Mr. Ashkenazy currently serves as Music Director of the NHK Symphony Orchestra in Tokyo, a post he assumed in September 2004 after serving as chief conductor of the Czech Philharmonic from 1998 to 2003. He led the NHK Symphony on tour in summer 2004, including performances at the Schleswig-Holstein Music Festival and the Concertgebouw in Amsterdam, and plans for coming seasons include major tours of Europe and the US and recordings of Beethoven and Tchaikovsky symphonies. As Conductor Laureate of the Philharmonia Orchestra, Mr. Ashkenazy leads that orchestra in London and around the UK, tours with the ensemble throughout the world, and has developed projects including Prokofiev and Shostakovich under Stalin in 2003 (a project he also took to Cologne, New York, Vienna, and Moscow) and Rachmaninoff Revisited in 2002 at Lincoln Center. Mr. Ashkenazy is also Director of the European Union Youth Orchestra, with which he tours each season, and Conductor Laureate of the Iceland Symphony Orchestra. He maintains strong links with a number of other major orchestras, including the Cleveland Orchestra (of which he is a former principal guest conductor) and the Deutsches Symphonie Orchester Berlin (where he was chief conductor and music director from 1988 through 1996). He makes guest appearances with major orchestras around the world.

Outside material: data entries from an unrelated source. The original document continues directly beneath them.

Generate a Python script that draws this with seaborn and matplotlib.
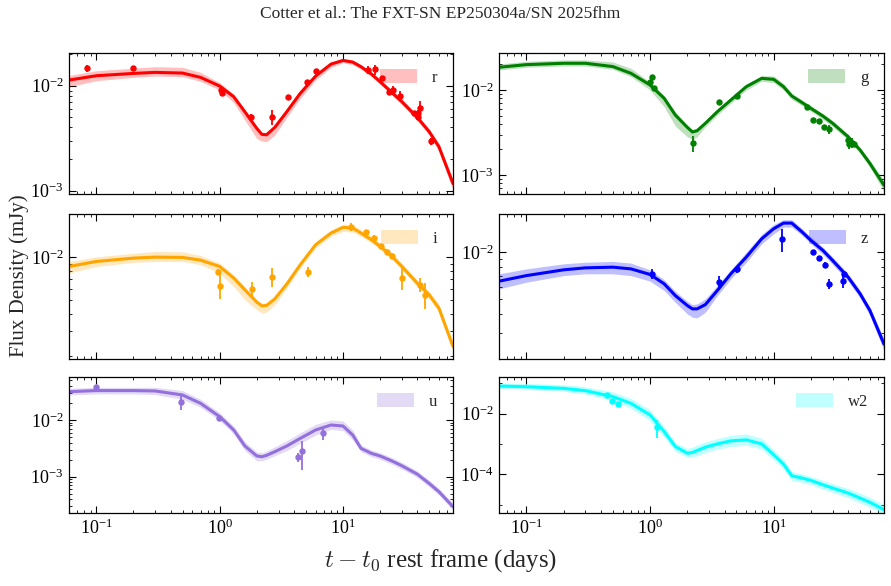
import matplotlib
matplotlib.use("Agg")
import matplotlib.pyplot as plt
import seaborn as sns
import numpy as np
from matplotlib.ticker import LogLocator, NullFormatter, FixedLocator

# ---------------- data ----------------
t_model = [0.06, 0.1, 0.2, 0.3, 0.5, 0.7, 1.0, 1.3, 1.6, 2.0, 2.2, 2.4, 2.8, 3.5, 4.5,
           6, 8, 10, 12, 14, 17, 20, 25, 30, 40, 50, 60, 78]

# r band
r_mod = [0.01132, 0.01245, 0.01310, 0.01340, 0.01320, 0.01200, 0.00993, 0.00785, 0.00565, 0.00392,
         0.00344, 0.00341, 0.00401, 0.00565, 0.00845, 0.01236, 0.01607, 0.01742, 0.01679, 0.01517,
         0.01292, 0.01092, 0.00858, 0.00705, 0.00499, 0.00365, 0.00262, 0.00117]
r_hi = [0.01253, 0.0139, 0.01472, 0.01517, 0.01496, 0.0134, 0.01069, 0.00834, 0.00586, 0.00401,
        0.00356, 0.00347, 0.00415, 0.00585, 0.0087, 0.01253, 0.01656, 0.0182, 0.01754, 0.01585,
        0.01349, 0.01148, 0.0091, 0.00747, 0.0053, 0.00386, 0.00283, 0.00126]
r_lo = [0.00978, 0.01116, 0.0120, 0.01236, 0.01219, 0.01099, 0.0091, 0.00689, 0.00471, 0.00313,
        0.00297, 0.00293, 0.00339, 0.00499, 0.00757, 0.01132, 0.01496, 0.01656, 0.01585, 0.01432,
        0.01219, 0.0103, 0.00809, 0.00659, 0.00465, 0.00339, 0.0024, 0.00101]
r_t = [0.084, 0.198, 1.03, 1.05, 1.79, 2.64, 3.58, 5.14, 6.0, 15.9, 18.1, 20.6, 23.5, 25.4, 29.1,
       37.4, 40.3, 40.6, 41.9, 52.0]
r_f = [0.01463, 0.0148, 0.0092, 0.0086, 0.00499, 0.00507, 0.00774, 0.01091, 0.0139, 0.0141, 0.0143,
       0.01175, 0.00865, 0.0091, 0.00803, 0.00553, 0.00553, 0.00507, 0.00608, 0.00295]
r_err = [0.001, 0.0005, 0.0005, 0.0005, 0.0004, 0.0008, 0.0002, 0.0005, 0.0005, 0.0013, 0.0016,
         0.0006, 0.0004, 0.0009, 0.0009, 0.0002, 0.0003, 0.0004, 0.0011, 0.0002]

# g band
g_mod = [0.0185, 0.01986, 0.0206, 0.0206, 0.01884, 0.01571, 0.01145, 0.00798, 0.00508, 0.00364,
         0.00321, 0.00332, 0.00406, 0.00556, 0.00762, 0.01094, 0.01371, 0.01334, 0.01094, 0.0085,
         0.0071, 0.00608, 0.00494, 0.00406, 0.00282, 0.00197, 0.00137, 0.00076]
g_hi = [0.02023, 0.02173, 0.02254, 0.02254, 0.02134, 0.01799, 0.01241, 0.00865, 0.00556, 0.00388,
        0.00344, 0.00357, 0.00436, 0.00597, 0.0082, 0.01177, 0.01475, 0.01462, 0.01197, 0.00914,
        0.00762, 0.00654, 0.00531, 0.00436, 0.00303, 0.00211, 0.0015, 0.00087]
g_lo = [0.01718, 0.0185, 0.01914, 0.01914, 0.0175, 0.01436, 0.01, 0.00637, 0.00377, 0.00282,
        0.00263, 0.00282, 0.0037, 0.00508, 0.00697, 0.01, 0.01265, 0.01219, 0.01, 0.00776,
        0.00654, 0.00561, 0.00452, 0.0037, 0.00258, 0.0018, 0.00123, 0.00064]
g_t = [0.99, 1.04, 1.08, 2.21, 3.59, 5.08, 18.5, 20.9, 23.3, 25.7, 28.2, 39.7, 40.7, 42.7, 44.7]
g_f = [0.01253, 0.01422, 0.01047, 0.00236, 0.00723, 0.00858, 0.00637, 0.00444, 0.00432, 0.0037,
       0.00345, 0.00258, 0.00232, 0.0024, 0.00232]
g_err = [0.0004, 0.0004, 0.0004, 0.0005, 0.0003, 0.0004, 0.0002, 0.0002, 0.0002, 0.0002, 0.0004,
         0.0004, 0.0003, 0.0003, 0.0002]

# i band
i_mod = [0.00859, 0.00932, 0.00984, 0.0100, 0.00995, 0.00952, 0.00859, 0.00712, 0.00589, 0.00482,
         0.00454, 0.00457, 0.00509, 0.00646, 0.00883, 0.01222, 0.01476, 0.01618, 0.016, 0.01476,
         0.01324, 0.01189, 0.01011, 0.00859, 0.00656, 0.00543, 0.00437, 0.00235]
i_hi = [0.00932, 0.01005, 0.01066, 0.01096, 0.0109, 0.01027, 0.00908, 0.0075, 0.00621, 0.00501,
        0.00474, 0.00474, 0.00528, 0.00675, 0.00922, 0.01276, 0.01557, 0.01706, 0.0169, 0.01557,
        0.014, 0.01256, 0.01066, 0.00908, 0.00692, 0.00573, 0.00467, 0.00255]
i_lo = [0.00771, 0.00859, 0.00917, 0.00932, 0.00932, 0.00883, 0.00771, 0.00621, 0.00501, 0.00426,
        0.00403, 0.0041, 0.00462, 0.00605, 0.00837, 0.01157, 0.014, 0.01517, 0.015, 0.014,
        0.01256, 0.01127, 0.00958, 0.00815, 0.00621, 0.00509, 0.0041, 0.00217]
i_t = [0.976, 1.01, 1.84, 2.67, 5.17, 11.6, 15.3, 17.7, 20.2, 22.7, 25.1, 30.1, 42.4, 45.9]
i_f = [0.00784, 0.00631, 0.00601, 0.00727, 0.00788, 0.01637, 0.01492, 0.01361, 0.01189, 0.01084,
       0.01017, 0.00715, 0.00638, 0.00543]
i_err = [0.0004, 0.0012, 0.0007, 0.0011, 0.0006, 0.0011, 0.0006, 0.0006, 0.0004, 0.0005, 0.0005,
         0.0013, 0.0007, 0.0011]

# z band
z_mod = [0.0065, 0.00706, 0.00769, 0.00792, 0.008, 0.0078, 0.00718, 0.00625, 0.00525, 0.00453,
         0.00431, 0.00431, 0.00459, 0.00566, 0.00725, 0.00929, 0.01219, 0.01415, 0.01538, 0.01538,
         0.01346, 0.01189, 0.01026, 0.00883, 0.0069, 0.00539, 0.00421, 0.00256]
z_hi = [0.00725, 0.0078, 0.00841, 0.00861, 0.00871, 0.0085, 0.00769, 0.00664, 0.0056, 0.00483,
        0.00459, 0.00464, 0.005, 0.0061, 0.00769, 0.01, 0.013, 0.01507, 0.01619, 0.01619,
        0.01415, 0.01251, 0.01077, 0.00929, 0.00725, 0.00566, 0.00442, 0.00276]
z_lo = [0.0058, 0.0064, 0.00706, 0.00725, 0.00725, 0.00706, 0.0065, 0.00566, 0.00475, 0.004,
        0.00381, 0.00377, 0.0041, 0.00525, 0.00673, 0.00861, 0.01132, 0.01312, 0.01449, 0.01449,
        0.01282, 0.01132, 0.00966, 0.00832, 0.0065, 0.00507, 0.0039, 0.00232]
z_t = [1.04, 3.59, 5.08, 11.7, 20.9, 23.3, 25.8, 28.2, 36.6, 37.3]
z_f = [0.00725, 0.0064, 0.00773, 0.01208, 0.00995, 0.00915, 0.00828, 0.00625, 0.0065, 0.00725]
z_err = [0.00054, 0.00063, 0.0004, 0.0021, 0.0003, 0.0003, 0.0004, 0.00045, 0.00065, 0.0003]

# u band
u_mod = [0.0316, 0.033, 0.033, 0.0325, 0.0276, 0.01968, 0.01145, 0.00667, 0.00348, 0.00232,
         0.00225, 0.00238, 0.00276, 0.00348, 0.00474, 0.00667, 0.00816, 0.00783, 0.00543, 0.00316,
         0.00258, 0.00232, 0.00189, 0.00156, 0.00111, 0.00076, 0.000543, 0.000296]
u_hi = [0.0362, 0.0377, 0.0377, 0.0377, 0.033, 0.0232, 0.01346, 0.00783, 0.00415, 0.00272,
        0.00265, 0.00284, 0.00338, 0.00432, 0.00597, 0.00839, 0.01, 0.0096, 0.00667, 0.00362,
        0.00296, 0.00265, 0.00217, 0.00179, 0.00127, 0.00087, 0.000622, 0.000339]
u_lo = [0.0276, 0.0288, 0.0288, 0.028, 0.0232, 0.01675, 0.00973, 0.00566, 0.00288, 0.00191,
        0.00191, 0.00202, 0.00235, 0.00288, 0.00388, 0.00543, 0.00685, 0.00649, 0.00444, 0.00276,
        0.00225, 0.00202, 0.00165, 0.00136, 0.00097, 0.00066, 0.000474, 0.000258]
u_t = [0.1, 0.489, 0.99, 4.29, 4.62, 6.93]
u_f = [0.0377, 0.0211, 0.01084, 0.00225, 0.0028, 0.00597]
u_err = [0.002, 0.006, 0.0006, 0.0004, 0.0015, 0.0015]

# w2 band
w2_mod = [0.0807, 0.0767, 0.0677, 0.0568, 0.0361, 0.0218, 0.00904, 0.00257, 0.000828, 0.0005,
          0.000526, 0.000612, 0.000787, 0.00101, 0.00127, 0.00137, 0.00101, 0.000441, 0.000218,
          9.04e-5, 7.58e-5, 6.36e-5, 4.58e-5, 3.56e-5, 2.44e-5, 1.67e-5, 1.21e-5, 6.95e-6]
w2_hi = [0.0988, 0.0988, 0.0893, 0.0767, 0.0513, 0.0318, 0.0132, 0.00375, 0.00112, 0.000711,
         0.000787, 0.000916, 0.00118, 0.00151, 0.00195, 0.00215, 0.00155, 0.000644, 0.000318,
         0.000125, 0.000105, 8.6e-5, 6.36e-5, 4.94e-5, 3.47e-5, 2.44e-5, 1.76e-5, 1.01e-5]
w2_lo = [0.0661, 0.0628, 0.054, 0.0442, 0.0267, 0.015, 0.00589, 0.00168, 0.000568, 0.00037,
         0.00037, 0.000409, 0.000526, 0.000678, 0.000828, 0.000916, 0.000678, 0.000303, 0.00015,
         6.36e-5, 5.47e-5, 4.58e-5, 3.3e-5, 2.57e-5, 1.72e-5, 1.15e-5, 8.49e-6, 4.76e-6]
w2_t = [0.447, 0.496, 0.548, 1.14]
w2_f = [0.0409, 0.0267, 0.0207, 0.00375]
w2_err = [0.006, 0.003, 0.003, 0.0022]

band_names = ["r", "g", "i", "z", "u", "w2"]
band_colors = ["red", "green", "orange", "blue", "mediumpurple", "cyan"]
y_limits = [(9.3e-4, 0.0205), (6.0e-4, 0.0272), (1.92e-3, 0.0201),
            (2.05e-3, 0.0176), (2.29e-4, 0.0573), (5.4e-6, 0.16)]
x_limits = (0.06, 78)
w2_major_ticks = [1e-6, 1e-4, 1e-2, 1.0]
w2_minor_ticks = [1e-5, 1e-3, 1e-1]

title_text = "Cotter et al.: The FXT-SN EP250304a/SN 2025fhm"
ylabel_text = "Flux Density (mJy)"
xlabel_text = r"$t - t_0$ rest frame (days)"

# ---------------- style ----------------
sns.set_theme(style="ticks")
plt.rcParams.update({
    "font.family": ["Liberation Serif", "DejaVu Serif"],
    "mathtext.fontset": "cm",
    "xtick.direction": "in", "ytick.direction": "in",
    "xtick.top": True, "ytick.right": True,
    "xtick.major.size": 5, "ytick.major.size": 5,
    "xtick.minor.size": 2.5, "ytick.minor.size": 2.5,
    "xtick.major.width": 0.8, "ytick.major.width": 0.8,
    "xtick.minor.width": 0.6, "ytick.minor.width": 0.6,
    "axes.linewidth": 0.9, "axes.edgecolor": "black",
    "xtick.color": "black", "ytick.color": "black",
    "xtick.labelsize": 13, "ytick.labelsize": 13,
    "xtick.major.pad": 4, "ytick.major.pad": 4,
})

fig = plt.figure(figsize=(8.91, 5.86), dpi=100)

W, H = 891.0, 586.0
cols = [(69, 453), (499, 884)]
rows = [(53, 194), (214, 359), (377, 513)]

panels = [
    (r_mod, r_lo, r_hi, r_t, r_f, r_err),
    (g_mod, g_lo, g_hi, g_t, g_f, g_err),
    (i_mod, i_lo, i_hi, i_t, i_f, i_err),
    (z_mod, z_lo, z_hi, z_t, z_f, z_err),
    (u_mod, u_lo, u_hi, u_t, u_f, u_err),
    (w2_mod, w2_lo, w2_hi, w2_t, w2_f, w2_err),
]

for k, (mod, lo, hi, tt, ff, ee) in enumerate(panels):
    r, c = divmod(k, 2)
    x0, x1 = cols[c]
    y0, y1 = rows[r]
    ax = fig.add_axes([x0 / W, 1 - y1 / H, (x1 - x0) / W, (y1 - y0) / H])
    col = band_colors[k]
    ax.set_xscale("log")
    ax.set_yscale("log")
    ax.fill_between(t_model, lo, hi, color=col, alpha=0.25, lw=0, label=band_names[k])
    sns.lineplot(x=t_model, y=mod, ax=ax, color=col, lw=2.2, sort=False, estimator=None)
    ax.errorbar(tt, ff, yerr=ee, fmt="o", color=col, ms=3.6, elinewidth=1.3, capsize=0)
    ax.set_xlim(*x_limits)
    ax.set_ylim(*y_limits[k])
    ax.xaxis.set_major_locator(LogLocator(base=10, numticks=12))
    ax.xaxis.set_minor_locator(LogLocator(base=10, subs=np.arange(2, 10), numticks=12))
    ax.xaxis.set_minor_formatter(NullFormatter())
    if band_names[k] == "w2":
        ax.yaxis.set_major_locator(FixedLocator(w2_major_ticks))
        ax.yaxis.set_minor_locator(FixedLocator(w2_minor_ticks))
    else:
        ax.yaxis.set_major_locator(LogLocator(base=10, numticks=12))
        ax.yaxis.set_minor_locator(LogLocator(base=10, subs=np.arange(2, 10), numticks=12))
    ax.yaxis.set_minor_formatter(NullFormatter())
    ax.tick_params(which="both", top=True, right=True)
    if r < 2:
        ax.tick_params(labelbottom=False)
    ax.set_xlabel("")
    ax.set_ylabel("")
    ax.legend(loc="upper right", frameon=False, handlelength=2.2, handleheight=0.95,
              handletextpad=0.9, fontsize=12, borderaxespad=0.55)

fig.text(0.494, 0.976, title_text, ha="center", va="center", fontsize=12.5)
fig.text(0.022, 0.53, ylabel_text, ha="center", va="center", rotation=90, fontsize=15)
fig.text(0.495, 0.044, xlabel_text, ha="center", va="center", fontsize=18)

fig.savefig("out.png", dpi=100)
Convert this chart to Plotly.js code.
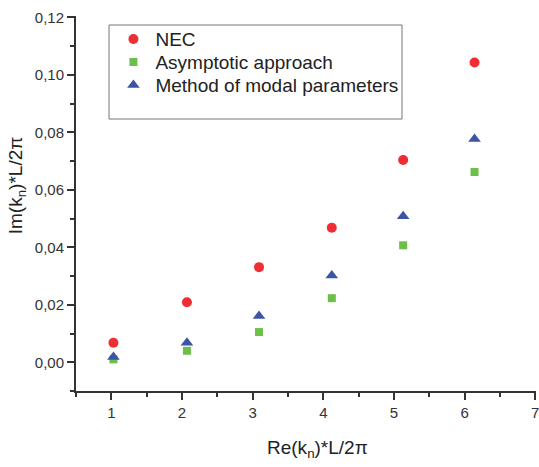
<!DOCTYPE html>
<html><head><meta charset="utf-8">
<script src="https://cdn.plot.ly/plotly-3.0.1.min.js"></script>
<style>html,body{margin:0;padding:0;background:#fff}</style>
</head><body>
<div id="chart" style="width:539px;height:467px"></div>
<script>
const seriesNames = ["NEC", "Asymptotic approach", "Method of modal parameters"];
const reNEC = [1.03, 2.07, 3.09, 4.12, 5.13, 6.14];
const imNEC = [0.0068, 0.0209, 0.0331, 0.0468, 0.0704, 0.1043];
const reAsym = [1.03, 2.07, 3.09, 4.12, 5.13, 6.14];
const imAsym = [0.0010, 0.0040, 0.0105, 0.0223, 0.0407, 0.0662];
const reModal = [1.03, 2.07, 3.09, 4.12, 5.13, 6.14];
const imModal = [0.0018, 0.0068, 0.0161, 0.0302, 0.0508, 0.0777];
const xTickVals = [1, 2, 3, 4, 5, 6, 7];
const xTitle = "Re(k<sub>n</sub>)*L/2π";
const yTitle = "Im(k<sub>n</sub>)*L/2π";

const fontFam = "Liberation Sans, Arial, sans-serif";
const traces = [
  {x: reNEC, y: imNEC, name: seriesNames[0], mode: "markers", type: "scatter",
   marker: {symbol: "circle", size: 10, color: "#ee2e32"}},
  {x: reAsym, y: imAsym, name: seriesNames[1], mode: "markers", type: "scatter",
   marker: {symbol: "square", size: 8, color: "#6cbf4a"}},
  {x: reModal, y: imModal, name: seriesNames[2], mode: "markers", type: "scatter",
   marker: {symbol: "triangle-up", size: 11, color: "#3b55a3"}}
];
const axCommon = {
  showline: true, linecolor: "#333", linewidth: 2, showgrid: false, zeroline: false,
  ticks: "outside", ticklen: 7, tickwidth: 2, tickcolor: "#333",
  ticklabeloverflow: "allow",
  tickfont: {family: fontFam, size: 15, color: "#333"}
};
const layout = {
  width: 539, height: 467,
  margin: {l: 76, r: 3, t: 16, b: 76},
  paper_bgcolor: "#fff", plot_bgcolor: "#fff",
  separators: ",.",
  showlegend: true,
  legend: {x: 0.077, y: 0.989, xanchor: "left", yanchor: "top",
    bgcolor: "rgba(0,0,0,0)", borderwidth: 0, itemwidth: 34,
    font: {family: fontFam, size: 19, color: "#222"}, tracegroupgap: 0},
  xaxis: Object.assign({}, axCommon, {
    range: [0.5, 7.01], tickvals: xTickVals, ticktext: xTickVals.map(String),
    minor: {dtick: 0.5, tick0: 0.5, ticklen: 4, tickwidth: 2, tickcolor: "#333", ticks: "outside"}
  }),
  yaxis: Object.assign({}, axCommon, {
    range: [-0.01, 0.1205], tick0: 0, dtick: 0.02, tickformat: ".2f",
    minor: {dtick: 0.01, tick0: 0.01, ticklen: 4, tickwidth: 2, tickcolor: "#333", ticks: "outside"}
  }),
  annotations: [
    {text: xTitle, xref: "paper", yref: "paper", x: 0.526, y: -0.155, xanchor: "center", yanchor: "middle",
     showarrow: false, font: {family: fontFam, size: 19, color: "#222"}},
    {text: yTitle, xref: "paper", yref: "paper", x: -0.128, y: 0.549, xanchor: "center", yanchor: "middle",
     textangle: -90, showarrow: false, font: {family: fontFam, size: 19, color: "#222"}}
  ],
  shapes: [{type: "rect", xref: "paper", yref: "paper",
    x0: (109 - 76) / 460, x1: (402 - 76) / 460, y0: (391 - 119) / 375, y1: (391 - 25) / 375,
    line: {color: "#777", width: 1}, fillcolor: "rgba(0,0,0,0)"}]
};
Plotly.newPlot("chart", traces, layout, {displayModeBar: false, staticPlot: true}).then(function (gd) {
  // tighten legend row spacing to match the reference (23px rows)
  const items = gd.querySelectorAll(".legend .traces");
  if (!items.length) return;
  const m = /translate\(\s*([-\d.]+)[ ,]+([-\d.]+)\s*\)/.exec(items[0].getAttribute("transform") || "");
  if (!m) return;
  const x0 = parseFloat(m[1]), y0 = parseFloat(m[2]);
  items.forEach(function (g, i) {
    g.setAttribute("transform", "translate(" + x0 + "," + (y0 + i * 23) + ")");
  });
});
</script>
</body></html>
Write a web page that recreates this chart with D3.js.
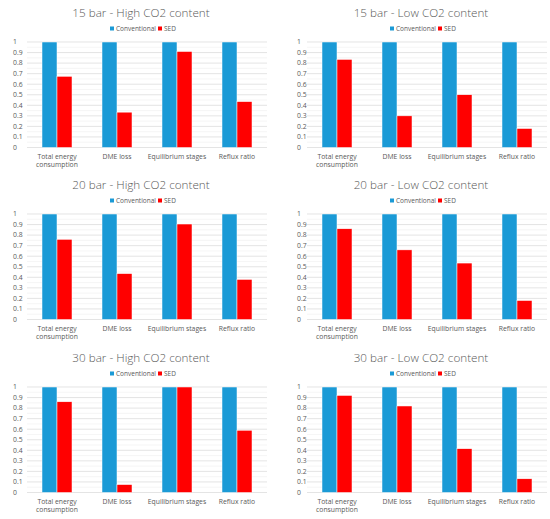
<!DOCTYPE html>
<html>
<head>
<meta charset="utf-8">
<script src="https://cdn.jsdelivr.net/npm/d3@7"></script>
<style>
  body { margin: 0; background: #fff; }
  svg { display: block; font-family: "Open Sans", sans-serif; }
</style>
</head>
<body>
<svg id="chart" width="550" height="519"></svg>
<script>
// chart data
const categories = ['Total energy consumption', 'DME loss', 'Equilibrium stages', 'Reflux ratio'];
const series = ['Conventional', 'SED'];
const titles = [
  '15 bar - High CO2 content', '15 bar - Low CO2 content',
  '20 bar - High CO2 content', '20 bar - Low CO2 content',
  '30 bar - High CO2 content', '30 bar - Low CO2 content'
];
const conventional = [1, 1, 1, 1];
const sed15High = [0.675, 0.335, 0.91, 0.435];
const sed15Low = [0.835, 0.30, 0.50, 0.18];
const sed20High = [0.76, 0.435, 0.905, 0.38];
const sed20Low = [0.86, 0.66, 0.535, 0.18];
const sed30High = [0.86, 0.075, 1.0, 0.59];
const sed30Low = [0.92, 0.82, 0.415, 0.13];
const yTicks = [0, 0.1, 0.2, 0.3, 0.4, 0.5, 0.6, 0.7, 0.8, 0.9, 1];
const yMinor = [0.05, 0.15, 0.25, 0.35, 0.45, 0.55, 0.65, 0.75, 0.85, 0.95];

const sedValues = [sed15High, sed15Low, sed20High, sed20Low, sed30High, sed30Low];
const colors = { 'Conventional': '#1b9ad6', 'SED': '#ff0000' };

const svg = d3.select('#chart');
const colX = [0, 280], rowY = [0, 172, 345];
const textGrey = '#595959';

// one small chart per panel
titles.forEach((title, i) => {
  const ox = colX[i % 2], oy = rowY[Math.floor(i / 2)];
  const g = svg.append('g').attr('transform', `translate(${ox},${oy})`);
  const left = 27, right = left + 240, top = 42, bottom = 147.5;

  const x = d3.scaleBand().domain(categories).range([left, right]).paddingInner(0.5).paddingOuter(0.25);
  const xs = d3.scaleBand().domain(series).range([0, x.bandwidth()]);
  const y = d3.scaleLinear().domain([0, 1]).range([bottom, top]);

  // gridlines
  g.append('g').selectAll('line').data(yMinor).join('line')
    .attr('x1', left).attr('x2', right)
    .attr('y1', d => y(d)).attr('y2', d => y(d))
    .attr('stroke', '#eeeeee').attr('stroke-width', 0.6);
  g.append('g').selectAll('line').data(yTicks).join('line')
    .attr('x1', left).attr('x2', right)
    .attr('y1', d => y(d)).attr('y2', d => y(d))
    .attr('stroke', '#d9d9d9').attr('stroke-width', 0.7);

  // y labels
  g.append('g').selectAll('text').data(yTicks).join('text')
    .attr('x', left - (i % 2 ? 10 : 14)).attr('y', d => y(d)).attr('dy', '0.35em')
    .attr('font-size', 6.8).attr('fill', textGrey)
    .text(d => d);

  // bars
  const rows = categories.map((c, k) => ({ cat: c, values: [conventional[k], sedValues[i][k]] }));
  const grp = g.append('g').selectAll('g').data(rows).join('g')
    .attr('transform', d => `translate(${x(d.cat)},0)`);
  grp.selectAll('rect').data(d => d.values.map((v, s) => ({ s: series[s], v }))).join('rect')
    .attr('x', d => xs(d.s)).attr('width', xs.bandwidth())
    .attr('y', d => y(d.v)).attr('height', d => y(0) - y(d.v))
    .attr('fill', d => colors[d.s])
    .attr('stroke', '#fff').attr('stroke-width', 0.5);

  // category labels, wrapped
  g.append('g').selectAll('text').data(categories).join('text')
    .attr('x', d => x(d) + x.bandwidth() / 2).attr('y', 158.5)
    .attr('text-anchor', 'middle').attr('font-size', 6.8).attr('fill', textGrey)
    .each(function (d) {
      const lines = d === 'Total energy consumption' ? ['Total energy', 'consumption'] : [d];
      d3.select(this).selectAll('tspan').data(lines).join('tspan')
        .attr('x', x(d) + x.bandwidth() / 2).attr('dy', (l, j) => j ? 8.5 : 0).text(l => l);
    });

  // title
  g.append('text').attr('x', 141).attr('y', 17).attr('text-anchor', 'middle')
    .attr('font-size', 11.7).attr('font-weight', 300).attr('fill', textGrey).text(title);

  // legend
  const lg = g.append('g').attr('transform', 'translate(110,29)');
  const legendX = [0, 48];
  series.forEach((s, k) => {
    lg.append('rect').attr('x', legendX[k]).attr('y', -2.5).attr('width', 4).attr('height', 4).attr('fill', colors[s]);
    lg.append('text').attr('x', legendX[k] + 6).attr('y', 0).attr('dy', '0.33em')
      .attr('font-size', 6.5).attr('fill', textGrey).text(s);
  });
});
</script>
</body>
</html>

Vladmir Ashkenazy continues to devote himself to piano, directing Mozart and Beethoven concertos from the keyboard in performances in Europe and Asia, and he continues to build his recording catalogue with releases including the 1999 Grammy-winning Shostakovich Preludes and Fugues, Rautavaara’s Piano Concerto No. 3 (a work he commissioned), and Rachmaninoff transcriptions. His most recent release is a recording of Bach’s Well-Tempered Clavier. Throughout his career, Mr. Ashkenazy has created programs to ensure that concert music continues to have a platform in the mainstream media and is available to as broad an audience as possible. His Ashkenazy in Moscow programs marked his first visit, in 1989, to the country of his birth since leaving the USSR in the 1960s; more recently, he has developed educational programs with NHK-TV, including Superteachers, which spotlights Mr. Ashkenazy working with inner-city London schoolchildren, and a documentary based on his Prokofiev and Shostakovich under Stalin project.